Courage was contagious as the protesters, led by many youths, pushed back the cops and restored the security of the park. The cops retreated back to the streets.
But the battle had only begun. As dusk set in, it was clear that the National Guard had orders to keep protesters in the park. One WWP-YAWF squad found an opening north of downtown and led hundreds of protesters to a spot opposite the Statler Hotel.
They marched toward the Convention Center. As they moved through the South Side they saw dozens of armored vehicles and tanks with guns pointing at the Black community. These were not city cops or National Guard troops, but a U.S. armored division. They would be backed up by troops from Fort Hood, Texas, if there was any kind of rebellion from the Black community.
This group never made it to the Convention Center. Patrol cars surrounded them at a gas station miles from the center. But not giving up, they threw old tires from the gas station to slow down the cops and then climbed up to the stockyard tracks to find a way back to the city.

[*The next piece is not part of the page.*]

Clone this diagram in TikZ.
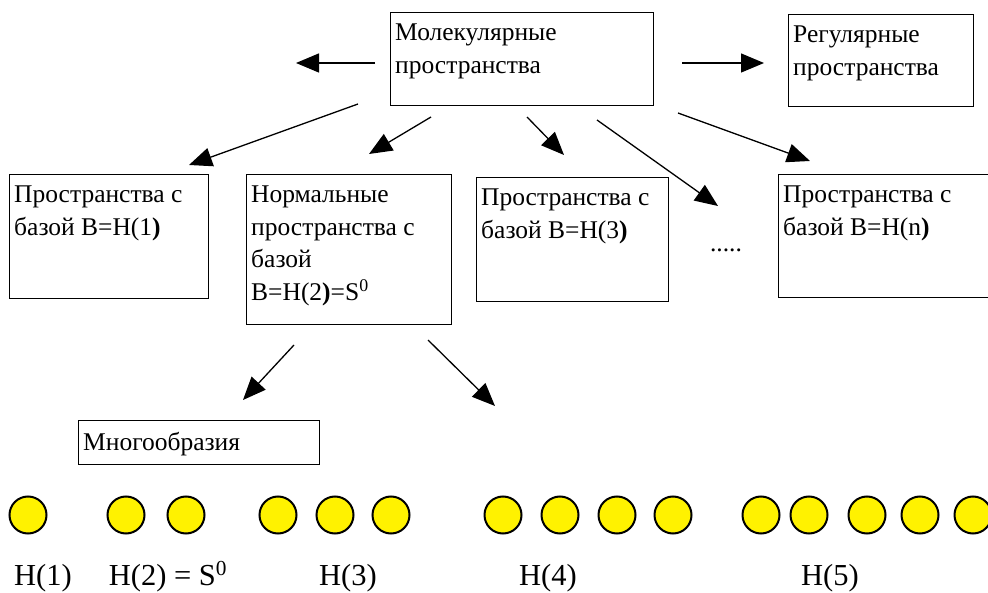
\documentclass[tikz,border=0pt]{standalone}
\usepackage{fontspec}
\setmainfont{Liberation Serif}
\newfontfamily\tnr{Liberation Serif}
\usetikzlibrary{arrows.meta}
\begin{document}
\begin{tikzpicture}[x=1pt,y=-1pt,
 box/.style={draw, line width=1.4pt, anchor=north west, inner sep=0pt},
 txt/.style={anchor=north west, align=left, inner xsep=5pt, inner ysep=12pt, font=\tnr\fontsize{25.5}{32.5}\selectfont},
 arr/.style={line width=1.3pt, -{Triangle[length=23pt,width=19pt]}},
 dot/.style={circle, draw, line width=2pt, fill=yellow, minimum size=37pt, inner sep=0pt},
 hlab/.style={font=\tnr\fontsize{30.5}{34}\selectfont, anchor=base, inner sep=0pt}]
\useasboundingbox[fill=white] (0,0) rectangle (988,593);
% boxes
\node[box, minimum width=263pt, minimum height=93pt, label={[txt]north west:{Молекулярные\\пространства}}] (mol) at (390,12) {};
\node[box, minimum width=185pt, minimum height=92pt, label={[txt]north west:{Регулярные\\пространства}}] (reg) at (788,14) {};
\node[box, minimum width=199pt, minimum height=124pt, label={[txt]north west:{Пространства с\\базой B=H(1\textbf{)}}}] (b1) at (9,174) {};
\node[box, minimum width=205pt, minimum height=150pt, label={[txt]north west:{Нормальные\\пространства с\\базой\\B=H(2\textbf{)}=S\textsuperscript{0}}}] (b2) at (246,174) {};
\node[box, minimum width=192pt, minimum height=124pt, label={[txt]north west:{Пространства с\\базой B=H(3\textbf{)}}}] (b3) at (476,177) {};
\node[box, minimum width=230pt, minimum height=123pt, label={[txt]north west:{Пространства с\\базой B=H(n\textbf{)}}}] (bn) at (778,174) {};
\node[box, minimum width=241pt, minimum height=44pt, label={[txt]north west:{Многообразия}}] (mani) at (78,420) {};
\node[font=\tnr\fontsize{25.5}{30}\selectfont, anchor=base, inner sep=0pt] (dots) at (726,252) {.....};
% arrow end points
\coordinate (l0) at (375,63); \coordinate (l1) at (296,63);
\coordinate (r0) at (682,63); \coordinate (r1) at (764,63);
\coordinate (a0) at (358,104); \coordinate (a1) at (189,165);
\coordinate (b0) at (431,117); \coordinate (b1e) at (369,154);
\coordinate (c0) at (527,117); \coordinate (c1e) at (564,155);
\coordinate (d0) at (597,120); \coordinate (d1) at (718,206);
\coordinate (e0) at (678,113); \coordinate (e1) at (810,161);
\coordinate (f0) at (294,345); \coordinate (f1) at (243,400);
\coordinate (g0) at (428,340); \coordinate (g1) at (495,406);
\foreach \s/\t in {l0/l1, r0/r1, a0/a1, b0/b1e, c0/c1e, d0/d1, e0/e1, f0/f1, g0/g1}
  \draw[arr] (\s) -- (\t);
% circles
\foreach \x [count=\i] in {28,126,186,278,335,391,503,560,617,673,761,809,867,920,973}
  \node[dot] (p\i) at (\x,515) {};
% labels
\node[hlab] (h1) at (43,585) {H(1)};
\node[hlab] (h2) at (168,585) {H(2) = S\textsuperscript{0}};
\node[hlab] (h3) at (348,585) {H(3)};
\node[hlab] (h4) at (548,585) {H(4)};
\node[hlab] (h5) at (830,585) {H(5)};
\end{tikzpicture}
\end{document}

The brutal repression that followed was shown on television enough times that almost everyone has seen it. What was not shown was that evening, while the convention was going on, groups of youth, GIs on furlough, communists like the WWP-YAWF group, pacifists and Yippies met to assess the bloody events of the day.
Some GIs angrily threw their ribbons into small fires. Plans were made to support those who were arrested. Lawyers came forward to assist. There had been so many arrests cops herded protesters into an open field to be held and arraigned.
It was a week of intense struggle. The struggle raised the level of political consciousness of both participants and observers: Yippies, pacifists, McCarthy supporters and others who joined out of anger over the brutal repression.
As the week ended, participants held serious discussions on the repressive character of the state. The fight against capitalism-an idea only identified with old radicals and the 1930s-became a subject of interest.
The communists in the WWP-YAWF contingent had come to be part of the struggle with the rest of the youth, trying to win them to a Leninist, class-struggle view of the conflict with Washington and Wall Street. The 1968 Democratic Convention helped many young people understand the violent character of the capitalist state.